_What you have to do_: Without the pictures, return exactly the lines from the one with "Output the component" through the one with "fieldRow2, fieldRow3, fieldRow4];". Both end lines belong in the copy.

:: The data

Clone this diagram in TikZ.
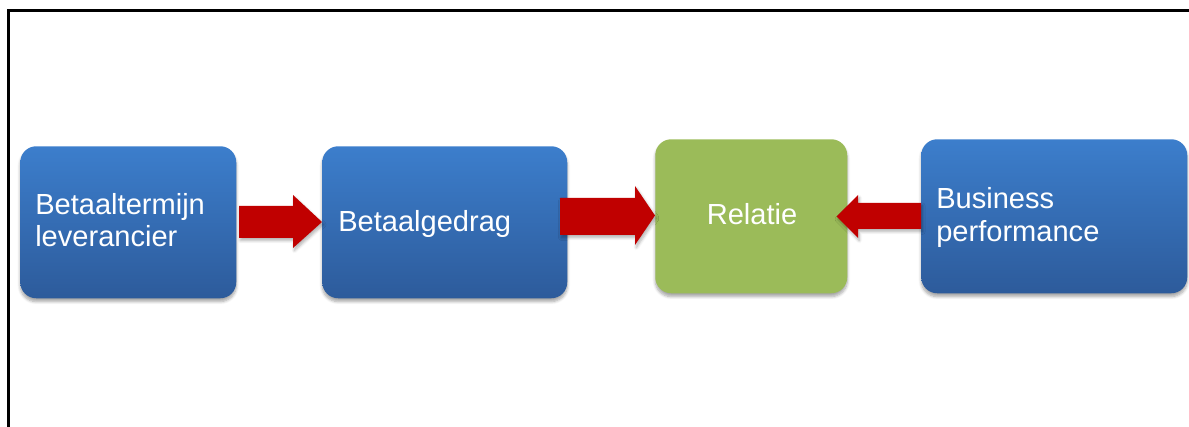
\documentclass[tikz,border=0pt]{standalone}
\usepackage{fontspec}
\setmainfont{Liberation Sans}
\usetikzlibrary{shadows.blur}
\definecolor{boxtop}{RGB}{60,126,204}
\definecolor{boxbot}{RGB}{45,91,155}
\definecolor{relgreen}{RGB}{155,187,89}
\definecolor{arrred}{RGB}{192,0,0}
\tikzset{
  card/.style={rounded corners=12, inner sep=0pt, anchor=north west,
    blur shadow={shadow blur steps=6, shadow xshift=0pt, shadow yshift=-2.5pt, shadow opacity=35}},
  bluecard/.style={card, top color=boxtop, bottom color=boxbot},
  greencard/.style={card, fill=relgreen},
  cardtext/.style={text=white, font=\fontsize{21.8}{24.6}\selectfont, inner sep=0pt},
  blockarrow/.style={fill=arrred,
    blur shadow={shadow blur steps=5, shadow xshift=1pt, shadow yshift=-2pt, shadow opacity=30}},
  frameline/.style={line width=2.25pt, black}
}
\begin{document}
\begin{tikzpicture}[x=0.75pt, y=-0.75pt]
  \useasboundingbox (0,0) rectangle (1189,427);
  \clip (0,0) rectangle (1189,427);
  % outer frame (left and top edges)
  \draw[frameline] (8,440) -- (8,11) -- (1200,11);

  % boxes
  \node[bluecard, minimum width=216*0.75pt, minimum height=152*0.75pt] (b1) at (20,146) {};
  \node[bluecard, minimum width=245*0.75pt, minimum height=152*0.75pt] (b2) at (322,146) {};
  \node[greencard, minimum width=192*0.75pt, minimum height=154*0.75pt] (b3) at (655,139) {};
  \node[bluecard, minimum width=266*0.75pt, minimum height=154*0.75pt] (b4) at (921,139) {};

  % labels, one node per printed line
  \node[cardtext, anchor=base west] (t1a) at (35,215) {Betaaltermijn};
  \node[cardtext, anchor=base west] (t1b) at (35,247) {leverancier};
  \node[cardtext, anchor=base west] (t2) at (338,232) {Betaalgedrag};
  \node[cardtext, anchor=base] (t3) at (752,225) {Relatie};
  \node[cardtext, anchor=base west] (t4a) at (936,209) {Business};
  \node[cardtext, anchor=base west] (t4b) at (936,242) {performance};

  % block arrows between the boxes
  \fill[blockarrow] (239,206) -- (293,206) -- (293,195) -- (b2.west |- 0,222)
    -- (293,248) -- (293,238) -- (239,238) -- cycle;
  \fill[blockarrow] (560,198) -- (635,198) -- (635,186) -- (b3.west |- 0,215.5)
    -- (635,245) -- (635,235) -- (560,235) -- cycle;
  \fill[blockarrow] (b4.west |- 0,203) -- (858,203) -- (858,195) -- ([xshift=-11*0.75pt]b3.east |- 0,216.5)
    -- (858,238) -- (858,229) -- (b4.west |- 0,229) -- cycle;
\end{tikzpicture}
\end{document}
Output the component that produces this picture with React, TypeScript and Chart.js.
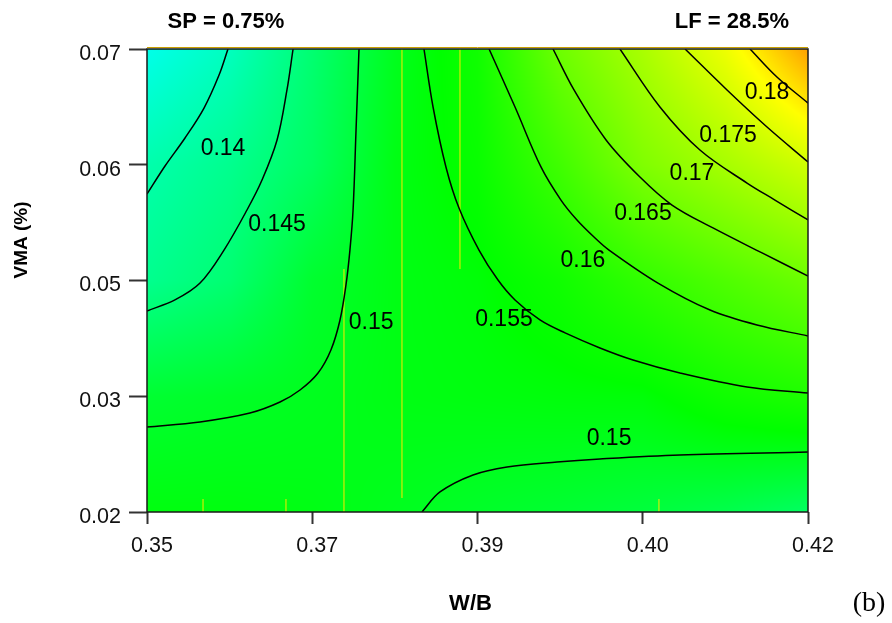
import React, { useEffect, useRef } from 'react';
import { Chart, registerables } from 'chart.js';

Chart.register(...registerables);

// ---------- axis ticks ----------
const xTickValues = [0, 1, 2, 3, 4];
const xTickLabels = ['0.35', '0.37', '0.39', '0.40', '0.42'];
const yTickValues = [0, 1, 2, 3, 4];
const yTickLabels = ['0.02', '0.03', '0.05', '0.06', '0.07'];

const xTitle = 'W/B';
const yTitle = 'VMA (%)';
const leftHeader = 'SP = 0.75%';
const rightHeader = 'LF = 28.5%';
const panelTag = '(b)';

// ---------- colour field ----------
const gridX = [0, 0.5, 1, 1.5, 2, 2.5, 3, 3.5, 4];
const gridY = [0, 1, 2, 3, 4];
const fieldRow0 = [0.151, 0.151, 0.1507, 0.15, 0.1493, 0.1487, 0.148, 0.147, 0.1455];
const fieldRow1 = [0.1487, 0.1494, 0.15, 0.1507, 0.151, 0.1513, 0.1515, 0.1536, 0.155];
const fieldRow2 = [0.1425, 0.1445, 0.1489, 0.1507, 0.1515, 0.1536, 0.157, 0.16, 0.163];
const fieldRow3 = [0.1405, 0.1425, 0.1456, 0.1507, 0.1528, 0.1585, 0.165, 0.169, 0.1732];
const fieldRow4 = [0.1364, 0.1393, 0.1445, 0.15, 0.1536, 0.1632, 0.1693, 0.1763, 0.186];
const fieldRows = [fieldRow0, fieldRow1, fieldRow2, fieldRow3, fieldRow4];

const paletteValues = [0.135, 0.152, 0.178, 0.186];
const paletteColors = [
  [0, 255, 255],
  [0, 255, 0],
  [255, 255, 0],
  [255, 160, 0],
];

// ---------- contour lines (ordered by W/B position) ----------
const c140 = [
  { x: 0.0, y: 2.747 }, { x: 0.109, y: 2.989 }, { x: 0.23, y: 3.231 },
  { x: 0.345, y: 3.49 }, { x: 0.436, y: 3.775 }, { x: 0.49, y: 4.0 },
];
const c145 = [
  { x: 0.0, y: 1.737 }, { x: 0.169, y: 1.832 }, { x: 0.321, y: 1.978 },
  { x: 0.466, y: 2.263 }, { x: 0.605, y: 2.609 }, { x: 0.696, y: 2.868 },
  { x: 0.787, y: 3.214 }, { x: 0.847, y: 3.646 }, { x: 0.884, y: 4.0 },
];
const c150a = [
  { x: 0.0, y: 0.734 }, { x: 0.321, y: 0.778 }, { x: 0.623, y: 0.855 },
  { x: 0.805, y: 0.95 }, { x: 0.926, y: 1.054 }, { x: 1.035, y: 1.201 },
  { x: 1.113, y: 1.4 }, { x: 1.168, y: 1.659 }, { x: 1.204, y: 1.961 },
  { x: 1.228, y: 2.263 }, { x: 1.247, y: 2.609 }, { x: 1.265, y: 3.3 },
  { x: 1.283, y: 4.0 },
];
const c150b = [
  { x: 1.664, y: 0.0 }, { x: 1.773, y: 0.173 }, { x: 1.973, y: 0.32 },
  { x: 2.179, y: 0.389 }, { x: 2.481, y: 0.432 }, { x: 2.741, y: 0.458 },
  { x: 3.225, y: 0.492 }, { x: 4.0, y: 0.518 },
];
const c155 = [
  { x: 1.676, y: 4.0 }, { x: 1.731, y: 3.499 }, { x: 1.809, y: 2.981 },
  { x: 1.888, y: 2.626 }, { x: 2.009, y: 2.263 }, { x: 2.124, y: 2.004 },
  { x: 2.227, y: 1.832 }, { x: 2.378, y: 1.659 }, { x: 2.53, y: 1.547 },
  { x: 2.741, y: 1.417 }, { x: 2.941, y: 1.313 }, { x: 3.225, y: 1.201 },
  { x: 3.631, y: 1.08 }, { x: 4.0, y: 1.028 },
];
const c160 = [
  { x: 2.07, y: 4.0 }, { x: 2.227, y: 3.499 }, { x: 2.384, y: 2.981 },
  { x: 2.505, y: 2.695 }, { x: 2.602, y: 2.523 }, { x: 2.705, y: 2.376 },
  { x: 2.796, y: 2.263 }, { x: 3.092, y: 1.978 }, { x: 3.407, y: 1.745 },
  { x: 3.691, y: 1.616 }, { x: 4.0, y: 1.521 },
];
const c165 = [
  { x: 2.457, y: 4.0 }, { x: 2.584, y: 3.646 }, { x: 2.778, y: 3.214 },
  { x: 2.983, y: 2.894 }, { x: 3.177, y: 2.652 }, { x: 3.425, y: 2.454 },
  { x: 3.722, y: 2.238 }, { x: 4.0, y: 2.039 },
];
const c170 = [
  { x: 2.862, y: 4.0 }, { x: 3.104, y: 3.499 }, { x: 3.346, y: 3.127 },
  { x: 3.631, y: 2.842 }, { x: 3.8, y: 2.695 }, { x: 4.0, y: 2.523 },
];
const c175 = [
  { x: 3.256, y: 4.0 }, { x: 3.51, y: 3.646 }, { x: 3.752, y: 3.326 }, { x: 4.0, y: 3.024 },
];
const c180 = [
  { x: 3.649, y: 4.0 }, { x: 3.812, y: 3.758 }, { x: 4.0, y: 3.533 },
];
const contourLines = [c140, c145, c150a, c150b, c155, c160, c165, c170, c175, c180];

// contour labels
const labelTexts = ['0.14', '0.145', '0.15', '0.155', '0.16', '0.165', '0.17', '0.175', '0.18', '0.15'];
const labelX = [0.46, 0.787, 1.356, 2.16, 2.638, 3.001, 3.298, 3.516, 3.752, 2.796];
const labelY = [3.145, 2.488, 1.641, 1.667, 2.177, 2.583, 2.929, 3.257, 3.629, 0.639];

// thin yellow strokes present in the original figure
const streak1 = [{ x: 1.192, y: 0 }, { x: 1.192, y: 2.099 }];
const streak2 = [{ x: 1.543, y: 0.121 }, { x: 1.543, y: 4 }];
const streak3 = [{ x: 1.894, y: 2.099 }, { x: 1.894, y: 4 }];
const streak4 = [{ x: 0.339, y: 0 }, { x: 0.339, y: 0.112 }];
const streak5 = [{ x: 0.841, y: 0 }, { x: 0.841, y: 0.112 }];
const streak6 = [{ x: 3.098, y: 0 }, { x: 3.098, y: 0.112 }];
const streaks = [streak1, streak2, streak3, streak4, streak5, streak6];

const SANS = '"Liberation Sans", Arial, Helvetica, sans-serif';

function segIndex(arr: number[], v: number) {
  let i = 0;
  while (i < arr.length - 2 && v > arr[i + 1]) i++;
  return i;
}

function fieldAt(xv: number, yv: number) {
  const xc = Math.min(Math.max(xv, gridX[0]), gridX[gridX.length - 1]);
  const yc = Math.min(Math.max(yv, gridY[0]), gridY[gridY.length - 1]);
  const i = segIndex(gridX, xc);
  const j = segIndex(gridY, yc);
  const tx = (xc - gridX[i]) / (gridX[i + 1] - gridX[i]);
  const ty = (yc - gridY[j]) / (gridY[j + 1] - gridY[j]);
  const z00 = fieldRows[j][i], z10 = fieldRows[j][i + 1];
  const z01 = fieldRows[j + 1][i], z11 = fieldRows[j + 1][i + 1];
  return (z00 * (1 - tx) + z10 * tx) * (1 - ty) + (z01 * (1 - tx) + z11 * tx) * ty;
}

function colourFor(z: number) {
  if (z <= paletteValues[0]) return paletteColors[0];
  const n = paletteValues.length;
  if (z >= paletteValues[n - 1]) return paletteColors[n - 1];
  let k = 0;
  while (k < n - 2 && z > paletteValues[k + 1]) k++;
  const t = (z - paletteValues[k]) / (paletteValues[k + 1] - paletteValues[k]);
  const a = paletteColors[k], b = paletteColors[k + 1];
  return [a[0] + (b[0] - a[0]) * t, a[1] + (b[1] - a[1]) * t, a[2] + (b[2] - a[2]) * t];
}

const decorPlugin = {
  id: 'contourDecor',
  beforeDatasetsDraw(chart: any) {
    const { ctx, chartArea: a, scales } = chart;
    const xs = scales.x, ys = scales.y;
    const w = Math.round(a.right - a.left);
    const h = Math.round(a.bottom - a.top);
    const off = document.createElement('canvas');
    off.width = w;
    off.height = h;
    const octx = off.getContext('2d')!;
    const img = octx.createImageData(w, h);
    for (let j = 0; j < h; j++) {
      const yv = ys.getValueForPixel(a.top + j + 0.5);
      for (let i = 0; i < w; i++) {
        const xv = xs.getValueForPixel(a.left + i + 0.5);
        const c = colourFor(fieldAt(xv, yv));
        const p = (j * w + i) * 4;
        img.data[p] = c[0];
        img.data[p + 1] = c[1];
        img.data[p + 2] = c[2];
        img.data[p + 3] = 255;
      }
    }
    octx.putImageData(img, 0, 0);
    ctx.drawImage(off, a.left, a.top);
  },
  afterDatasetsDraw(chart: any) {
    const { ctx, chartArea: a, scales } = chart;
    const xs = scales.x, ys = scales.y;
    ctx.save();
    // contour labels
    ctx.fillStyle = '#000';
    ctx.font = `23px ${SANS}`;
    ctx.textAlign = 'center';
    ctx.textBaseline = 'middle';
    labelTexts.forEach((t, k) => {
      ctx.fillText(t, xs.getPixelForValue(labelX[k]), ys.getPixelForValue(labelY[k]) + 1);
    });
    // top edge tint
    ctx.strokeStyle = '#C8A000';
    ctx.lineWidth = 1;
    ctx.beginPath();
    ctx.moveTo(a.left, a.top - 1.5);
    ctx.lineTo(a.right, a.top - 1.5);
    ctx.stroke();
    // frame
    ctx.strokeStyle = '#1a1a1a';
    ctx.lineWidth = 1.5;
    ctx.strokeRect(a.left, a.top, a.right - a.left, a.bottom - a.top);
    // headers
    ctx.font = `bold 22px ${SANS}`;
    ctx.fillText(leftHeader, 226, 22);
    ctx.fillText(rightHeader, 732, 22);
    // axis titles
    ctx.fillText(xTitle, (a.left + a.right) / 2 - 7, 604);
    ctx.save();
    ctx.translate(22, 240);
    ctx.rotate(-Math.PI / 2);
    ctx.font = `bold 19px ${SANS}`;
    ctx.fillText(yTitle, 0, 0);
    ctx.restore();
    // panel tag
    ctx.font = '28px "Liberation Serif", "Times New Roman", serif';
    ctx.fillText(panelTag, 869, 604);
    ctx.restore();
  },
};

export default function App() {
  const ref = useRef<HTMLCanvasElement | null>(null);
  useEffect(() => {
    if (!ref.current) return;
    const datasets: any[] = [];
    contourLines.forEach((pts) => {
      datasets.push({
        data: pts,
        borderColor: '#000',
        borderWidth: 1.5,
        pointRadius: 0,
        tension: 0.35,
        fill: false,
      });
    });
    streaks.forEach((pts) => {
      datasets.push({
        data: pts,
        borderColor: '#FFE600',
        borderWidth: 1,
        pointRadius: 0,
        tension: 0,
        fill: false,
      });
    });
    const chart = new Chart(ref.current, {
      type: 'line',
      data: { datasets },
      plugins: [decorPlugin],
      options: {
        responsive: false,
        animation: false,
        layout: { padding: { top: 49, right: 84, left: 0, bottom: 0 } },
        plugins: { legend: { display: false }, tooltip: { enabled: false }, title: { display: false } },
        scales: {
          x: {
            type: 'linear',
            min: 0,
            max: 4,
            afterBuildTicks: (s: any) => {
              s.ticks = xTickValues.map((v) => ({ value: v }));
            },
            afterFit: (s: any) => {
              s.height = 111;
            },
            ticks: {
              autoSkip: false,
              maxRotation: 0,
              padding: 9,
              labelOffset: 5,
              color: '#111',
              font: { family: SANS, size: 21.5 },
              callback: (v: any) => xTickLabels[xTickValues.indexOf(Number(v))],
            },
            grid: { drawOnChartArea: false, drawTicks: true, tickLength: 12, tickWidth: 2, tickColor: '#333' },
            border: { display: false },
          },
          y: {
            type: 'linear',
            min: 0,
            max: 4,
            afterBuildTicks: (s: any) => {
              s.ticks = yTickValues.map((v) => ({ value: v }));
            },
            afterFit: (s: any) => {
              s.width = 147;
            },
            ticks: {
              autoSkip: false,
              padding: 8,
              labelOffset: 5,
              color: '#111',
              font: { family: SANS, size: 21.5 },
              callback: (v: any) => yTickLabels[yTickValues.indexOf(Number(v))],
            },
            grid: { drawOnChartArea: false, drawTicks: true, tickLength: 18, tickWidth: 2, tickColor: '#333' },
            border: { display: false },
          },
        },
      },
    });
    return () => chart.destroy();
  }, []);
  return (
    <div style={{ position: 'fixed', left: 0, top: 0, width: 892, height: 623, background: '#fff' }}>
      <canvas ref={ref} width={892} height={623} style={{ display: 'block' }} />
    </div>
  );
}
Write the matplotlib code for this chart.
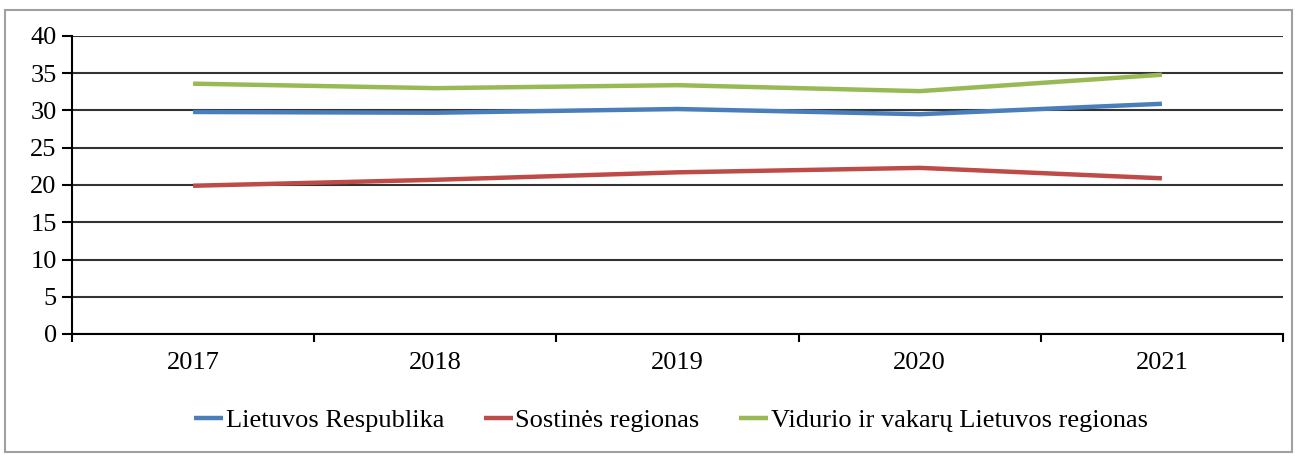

::::

_The completed task_:
Output the component that produces this picture with React, TypeScript and Chart.js.
import React, { useEffect, useRef } from 'react';
import { Chart, registerables } from 'chart.js';

Chart.register(...registerables);

// ---------- axis ticks ----------
const xTickValues = [0, 1, 2, 3, 4];
const xTickLabels = ['0.35', '0.37', '0.39', '0.40', '0.42'];
const yTickValues = [0, 1, 2, 3, 4];
const yTickLabels = ['0.02', '0.03', '0.05', '0.06', '0.07'];

const xTitle = 'W/B';
const yTitle = 'VMA (%)';
const leftHeader = 'SP = 0.75%';
const rightHeader = 'LF = 28.5%';
const panelTag = '(b)';

// ---------- colour field ----------
const gridX = [0, 0.5, 1, 1.5, 2, 2.5, 3, 3.5, 4];
const gridY = [0, 1, 2, 3, 4];
const fieldRow0 = [0.151, 0.151, 0.1507, 0.15, 0.1493, 0.1487, 0.148, 0.147, 0.1455];
const fieldRow1 = [0.1487, 0.1494, 0.15, 0.1507, 0.151, 0.1513, 0.1515, 0.1536, 0.155];
const fieldRow2 = [0.1425, 0.1445, 0.1489, 0.1507, 0.1515, 0.1536, 0.157, 0.16, 0.163];
const fieldRow3 = [0.1405, 0.1425, 0.1456, 0.1507, 0.1528, 0.1585, 0.165, 0.169, 0.1732];
const fieldRow4 = [0.1364, 0.1393, 0.1445, 0.15, 0.1536, 0.1632, 0.1693, 0.1763, 0.186];
const fieldRows = [fieldRow0, fieldRow1, fieldRow2, fieldRow3, fieldRow4];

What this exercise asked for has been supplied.